Rispetto alle motivazioni del collocamento, si conferma come dominante l'obiettivo di finanziare la crescita interna dell'azienda (nel 62,1% dei casi dell'intero campione). Al secondo posto emerge l'obiettivo di ristrutturare le passività finanziarie (12,7%). Seguono il bisogno di alimentare il ciclo di cassa del capitale circolante (soprattutto per le PMI) e le strategie di crescita esterna tramite acquisizioni (soprattutto per le grandi imprese).
Il database dell'Osservatorio del Politecnico comprende 801 emissioni di minibond effettuate dalle imprese del campione a partire da novembre 2012 (in alcuni casi le imprese hanno condotto più emissioni).
Il valore nominale totale dei minibond nel campione supera 5,5 miliardi di euro (1,97 miliardi considerando solo le emissioni fatte da PMI). La raccolta netta, dedotto il capitale già rimborsato nel corso del tempo, è pari a circa 4,75 miliardi di euro (1,7 miliardi per le sole PMI).
Il 2019 ha contribuito con 1,18 miliardi di euro da 207 emissioni: altro record storico (+21,1% la raccolta, +24,7% le emissioni rispetto al 2018), ma è scesa la raccolta fatta dalle PMI (344 milioni di euro rispetto a 379 milioni del 2018).
Il valore medio delle emissioni è al minimo tendenziale storico (4,68 milioni di euro nel secondo semestre 2019).
Nel campione totale, il 63% delle emissioni è sotto la soglia di 5 milioni di euro e nel 2019 la percentuale sale quasi al 68%.

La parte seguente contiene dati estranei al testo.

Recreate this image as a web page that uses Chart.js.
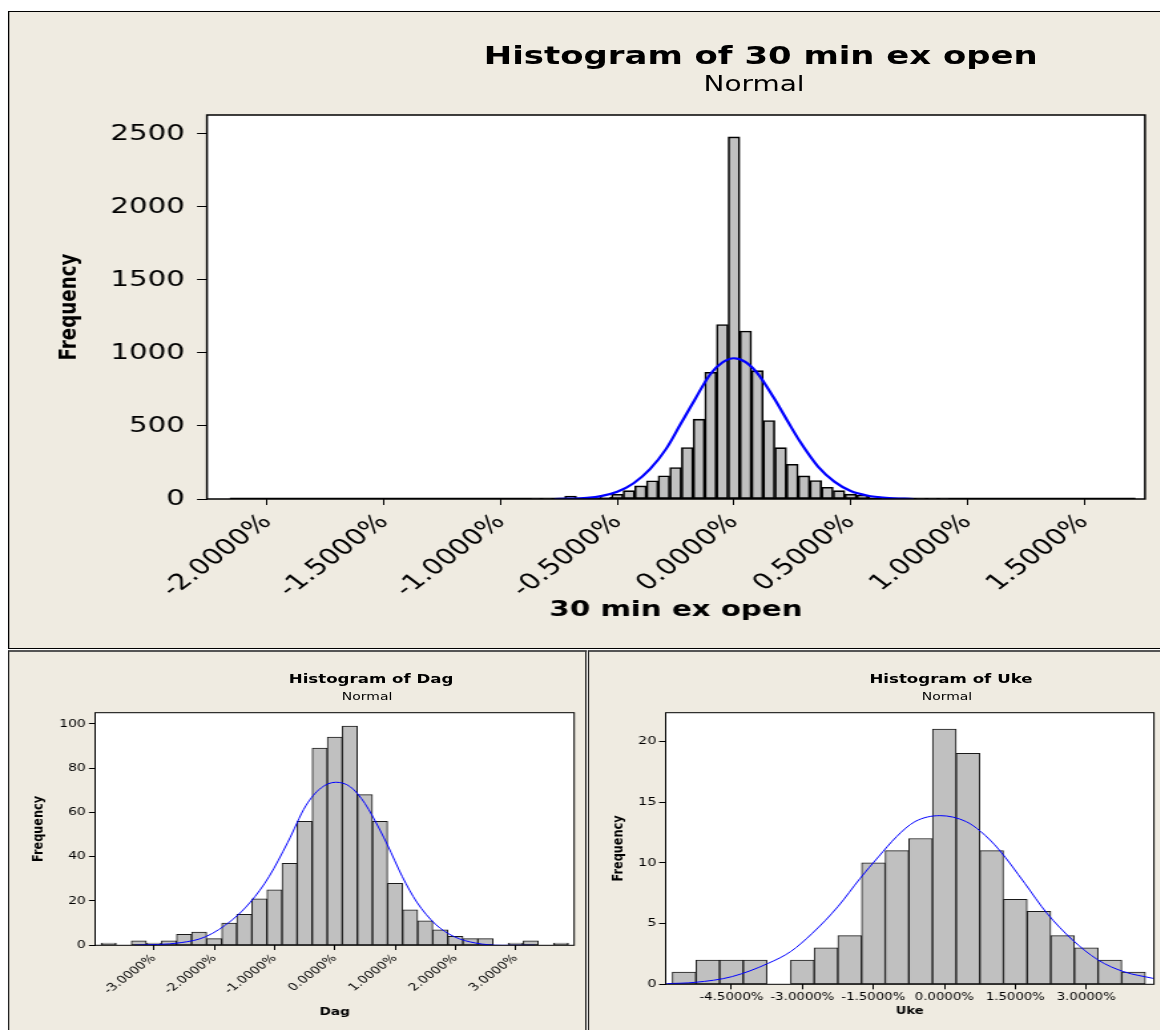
<!DOCTYPE html>
<html>
<head>
<meta charset="utf-8">
<script src="https://cdn.jsdelivr.net/npm/chart.js@4.4.0/dist/chart.umd.min.js"></script>
<style>
  html, body { margin: 0; padding: 0; background: #fff; }
  body { width: 1160px; height: 1030px; overflow: hidden; position: relative; }
  /* the reference is stretched sideways, so everything is laid out narrow and widened */
  #page { position: absolute; left: 0; top: 0; width: 872px; height: 1030px;
          transform: scaleX(1.33); transform-origin: 0 0;
          font-family: 'DejaVu Sans', sans-serif; color: #000; }
  .panel { position: absolute; background: #efebe1; box-sizing: border-box; }
  .ttl { position: absolute; width: 500px; text-align: center; line-height: 1; white-space: nowrap; }
  canvas { position: absolute; }
</style>
</head>
<body>
<div id="page">
  <div class="panel" style="left:6px;top:11px;width:880px;height:638px;border:1.5px solid #000;"></div>
  <div class="panel" style="left:6px;top:650px;width:435px;height:400px;border:1px solid #222;border-top:2px solid #555;"></div>
  <div class="panel" style="left:442px;top:650px;width:440px;height:400px;border:1px solid #222;border-top:2px solid #555;"></div>

  <div class="ttl" style="left:322px;top:43px;font-size:25.5px;font-weight:bold;">Histogram of 30 min ex open</div>
  <div class="ttl" style="left:317px;top:74px;font-size:21px;">Normal</div>
  <div class="ttl" style="left:29px;top:673px;font-size:12.5px;font-weight:bold;">Histogram of Dag</div>
  <div class="ttl" style="left:26px;top:691px;font-size:10.5px;">Normal</div>
  <div class="ttl" style="left:465px;top:673px;font-size:12.5px;font-weight:bold;">Histogram of Uke</div>
  <div class="ttl" style="left:462px;top:691px;font-size:10.5px;">Normal</div>

  <canvas id="chartA" width="872" height="648" style="left:0;top:0;"></canvas>
  <canvas id="chartB" width="435" height="379" style="left:6px;top:651px;"></canvas>
  <canvas id="chartC" width="430" height="379" style="left:442px;top:651px;"></canvas>
</div>
<script>
// 30 min ex open: class midpoints (%) and counts
const binsA = [-0.85, -0.80, -0.75, -0.70, -0.65, -0.60, -0.55, -0.50, -0.45, -0.40, -0.35, -0.30,
               -0.25, -0.20, -0.15, -0.10, -0.05, 0.00, 0.05, 0.10, 0.15, 0.20, 0.25, 0.30,
               0.35, 0.40, 0.45, 0.50, 0.55, 0.60, 0.65, 0.70, 0.75, 0.80, 0.85, 0.90];
const countsA = [4, 4, 5, 20, 5, 7, 12, 32, 57, 90, 125, 159,
                 216, 353, 547, 868, 1195, 2480, 1150, 879, 537, 352, 238, 158,
                 126, 80, 57, 33, 25, 15, 6, 5, 4, 3, 3, 3];
// fitted normal curve
const curveAx = [-0.77, -0.70, -0.63, -0.57, -0.50, -0.43, -0.36, -0.29, -0.23, -0.17, -0.10, -0.05,
                 0.00, 0.05, 0.10, 0.17, 0.23, 0.28, 0.36, 0.43, 0.50, 0.57, 0.65, 0.77];
const curveAy = [0, 2, 8, 20, 50, 108, 205, 345, 510, 675, 858, 935,
                 964, 938, 862, 695, 532, 400, 222, 119, 55, 24, 8, 0];
const emptyA = [-2.16, 1.72];   // span of the (nearly) empty classes
const xTicksA = [-2.0, -1.5, -1.0, -0.5, 0.0, 0.5, 1.0, 1.5];
const yTicksA = [0, 500, 1000, 1500, 2000, 2500];

// Dag
const binsB = [-3.75, -3.50, -3.25, -3.00, -2.75, -2.50, -2.25, -2.00, -1.75, -1.50, -1.25, -1.00,
               -0.75, -0.50, -0.25, 0.00, 0.25, 0.50, 0.75, 1.00, 1.25, 1.50, 1.75, 2.00,
               2.25, 2.50, 2.75, 3.00, 3.25, 3.50, 3.75];
const countsB = [1, 0, 2, 1, 2, 5, 6, 3, 10, 14, 21, 25,
                 37, 56, 89, 94, 99, 68, 56, 28, 16, 11, 7, 4,
                 3, 3, 0, 1, 2, 0, 1];
const curveBx = [-3.33, -2.55, -2.14, -1.70, -1.40, -1.09, -0.78, -0.48, -0.23, 0.02, 0.26, 0.50,
                 0.75, 0.87, 1.12, 1.36, 1.67, 1.98, 2.34, 2.77, 3.32];
const curveBy = [0, 1.2, 3.9, 11.5, 19.5, 31, 46.5, 63, 71, 73.6, 71.5, 64,
                 52, 45.5, 31, 19.5, 9.5, 3.9, 1, 0, 0];
const xTicksB = [-3, -2, -1, 0, 1, 2, 3];
const yTicksB = [0, 20, 40, 60, 80, 100];

// Uke
const binsC = [-5.5, -5.0, -4.5, -4.0, -3.5, -3.0, -2.5, -2.0, -1.5, -1.0,
               -0.5, 0.0, 0.5, 1.0, 1.5, 2.0, 2.5, 3.0, 3.5, 4.0];
const countsC = [1, 2, 2, 2, 0, 2, 3, 4, 10, 11, 12, 21, 19, 11, 7, 6, 4, 3, 2, 1];
const curveCx = [-5.87, -5.27, -4.49, -3.72, -3.25, -2.79, -2.25, -1.78, -1.39, -1.01, -0.62,
                 -0.09, 0.46, 0.77, 1.16, 1.70, 2.17, 2.71, 3.25, 3.79, 4.41];
const curveCy = [0.05, 0.16, 0.63, 1.73, 2.69, 4.2, 6.39, 8.72, 10.5, 12.15, 13.39,
                 13.88, 13.39, 12.57, 11.06, 8.31, 5.84, 3.65, 2.0, 1.04, 0.49];
const xTicksC = [-4.5, -3.0, -1.5, 0.0, 1.5, 3.0];
const yTicksC = [0, 5, 10, 15, 20];

Chart.defaults.font.family = "'DejaVu Sans', sans-serif";
Chart.defaults.color = '#000';

// white plot area with a box round it, like the Minitab frame
const plotFrame = {
  id: 'plotFrame',
  beforeDraw(chart) {
    const { ctx, chartArea: a } = chart;
    ctx.save();
    ctx.fillStyle = '#fff';
    ctx.fillRect(a.left, a.top, a.right - a.left, a.bottom - a.top);
    ctx.restore();
  },
  afterDraw(chart, args, opts) {
    const { ctx, chartArea: a } = chart;
    ctx.save();
    ctx.strokeStyle = '#000';
    ctx.lineWidth = opts.width;
    ctx.strokeRect(a.left, a.top, a.right - a.left, a.bottom - a.top);
    ctx.restore();
  }
};

function histogram(id, s) {
  const datasets = [
    {
      type: 'line',
      data: s.curveX.map((x, i) => ({ x, y: s.curveY[i] })),
      borderColor: '#0000ff', borderWidth: s.curveLine,
      pointRadius: 0, cubicInterpolationMode: 'monotone', order: 0
    },
    {
      type: 'bar',
      data: s.bins.map((x, i) => ({ x, y: s.counts[i] })),
      backgroundColor: '#c0c0c0', borderColor: s.barEdge, borderWidth: s.barLine,
      borderSkipped: false, barPercentage: 1, categoryPercentage: 1, grouped: false, order: 1
    }
  ];
  if (s.empty) {
    datasets.push({
      type: 'line',
      data: s.empty.map(x => ({ x, y: 0 })),
      borderColor: '#000', borderWidth: 2.5, pointRadius: 0, order: 2
    });
  }

  return new Chart(document.getElementById(id), {
    type: 'bar',
    data: { datasets },
    plugins: [plotFrame],
    options: {
      responsive: false,
      animation: false,
      layout: { padding: { left: 0, top: s.padTop, right: s.padRight, bottom: 0 } },
      plugins: {
        legend: { display: false },
        tooltip: { enabled: false },
        plotFrame: { width: s.frame }
      },
      scales: {
        x: {
          type: 'linear', min: s.xMin, max: s.xMax, offset: false,
          afterBuildTicks: sc => { sc.ticks = s.xTicks.map(value => ({ value })); },
          afterFit: sc => { sc.height = s.xHeight; },
          ticks: {
            callback: v => v.toFixed(4) + '%',
            font: { size: s.xTickSize }, padding: s.xTickPad,
            autoSkip: false, minRotation: s.rot, maxRotation: s.rot
          },
          grid: { offset: false, drawOnChartArea: false, tickLength: s.xTickLen, color: '#000' },
          border: { display: false },
          title: {
            display: true, text: s.xTitle,
            font: { size: s.xTitleSize, weight: 'bold' },
            padding: { top: 0, bottom: s.xTitlePad }
          }
        },
        y: {
          min: 0, max: s.yMax,
          afterBuildTicks: sc => { sc.ticks = s.yTicks.map(value => ({ value })); },
          afterFit: sc => { sc.width = s.yWidth; },
          ticks: { callback: v => String(v), font: { size: s.yTickSize }, padding: s.yTickPad },
          grid: { drawOnChartArea: false, tickLength: s.yTickLen, color: '#000' },
          border: { display: false },
          title: {
            display: true, text: 'Frequency',
            font: { size: s.yTitleSize, weight: 'bold' },
            padding: { top: s.yTitlePad, bottom: 0 }
          }
        }
      }
    }
  });
}

histogram('chartA', {
  bins: binsA, counts: countsA, curveX: curveAx, curveY: curveAy, empty: emptyA,
  xTicks: xTicksA, yTicks: yTicksA, xMin: -2.258, xMax: 1.761, yMax: 2630,
  padTop: 115, padRight: 11.1, yWidth: 155.6, xHeight: 149,
  yTickSize: 22, yTickLen: 7.5, yTickPad: 9, yTitleSize: 18.3, yTitlePad: 41,
  xTickSize: 22, xTickLen: 6, xTickPad: 4, rot: 45,
  xTitle: '30 min ex open', xTitleSize: 22, xTitlePad: 25,
  barEdge: '#000', barLine: 1.6, curveLine: 2.2, frame: 1.5
});

histogram('chartB', {
  bins: binsB, counts: countsB, curveX: curveBx, curveY: curveBy,
  xTicks: xTicksB, yTicks: yTicksB, xMin: -3.975, xMax: 3.97, yMax: 105,
  padTop: 61.7, padRight: 9.3, yWidth: 65.5, xHeight: 84.7,
  yTickSize: 10.5, yTickLen: 4.7, yTickPad: 2.3, yTitleSize: 11.3, yTitlePad: 16.4,
  xTickSize: 10.5, xTickLen: 4.7, xTickPad: 2, rot: 45,
  xTitle: 'Dag', xTitleSize: 10.3, xTitlePad: 11,
  barEdge: '#1a1a1a', barLine: 1, curveLine: 1, frame: 1
});

histogram('chartC', {
  bins: binsC, counts: countsC, curveX: curveCx, curveY: curveCy,
  xTicks: xTicksC, yTicks: yTicksC, xMin: -5.89, xMax: 4.43, yMax: 22.35,
  padTop: 61.7, padRight: 4.4, yWidth: 58.5, xHeight: 45.7,
  yTickSize: 10.8, yTickLen: 5, yTickPad: 2, yTitleSize: 11.3, yTitlePad: 16.1,
  xTickSize: 10, xTickLen: 5, xTickPad: 2, rot: 0,
  xTitle: 'Uke', xTitleSize: 9.8, xTitlePad: 12.5,
  barEdge: '#1a1a1a', barLine: 1, curveLine: 1, frame: 1
});
</script>
</body>
</html>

Fra tutti i minibond, meno della metà (il 47%) sono stati quotati su un mercato borsistico; nel 2019 tale percentuale è scesa al 32%: calano quelli quotati su ExtraMOT PRO3 (il 23%), rimangono stabili quelle che scelgono un listino estero (il 9%).
Per quanto riguarda la scadenza, la distribuzione continua ad essere molto variegata, con una serie di titoli short term con maturity a pochi mesi ed emissioni a più lunga scadenza. Il valore medio del 2019 è 5 anni (stabile rispetto al 2018).
Il 57,7% dei titoli prevede il rimborso del titolo a rate successive (amortizing). Nelle emissioni a breve scadenza è relativamente più frequente la modalità bullet, con un rimborso integrale alla scadenza.
Per quanto riguarda la cedola, nella maggioranza dei casi è fissa ma nel 2019 è aumentata molto la frequenza della cedola indicizzata. Il valore medio della cedola fissa per l'intero campione è pari a 4,89%, quello mediano è il 5%. Nel 2019 la media è 4,42% rispetto a 5,07% dell'anno prima.
I minibond del campione sono associati ad un rating emesso da agenzie autorizzate nel 26% dei casi. Il ricorso al rating è calato ancora nel 2019 (solo il 14% delle emissioni l'ha ottenuto).
La presenza di una garanzia sul rimborso del capitale, a dare maggiore sicurezza agli investitori (quale può essere un pegno o una copertura offerta da soggetti esterni), è ancora aumentata nel 2019 (riguarda il 42% dei casi nel 2019 contro il 33% per l'intero campione).
In conclusione, i minibond sono una nuova asset class interessante; non va sottolineato il rischio (sono titoli illiquidi emessi da aziende non quotate, a volte molto piccole) ma offrono opportunità di rendimento interessanti e soprattutto sono un mezzo per sostenere l'Economia Reale e le PMI italiane.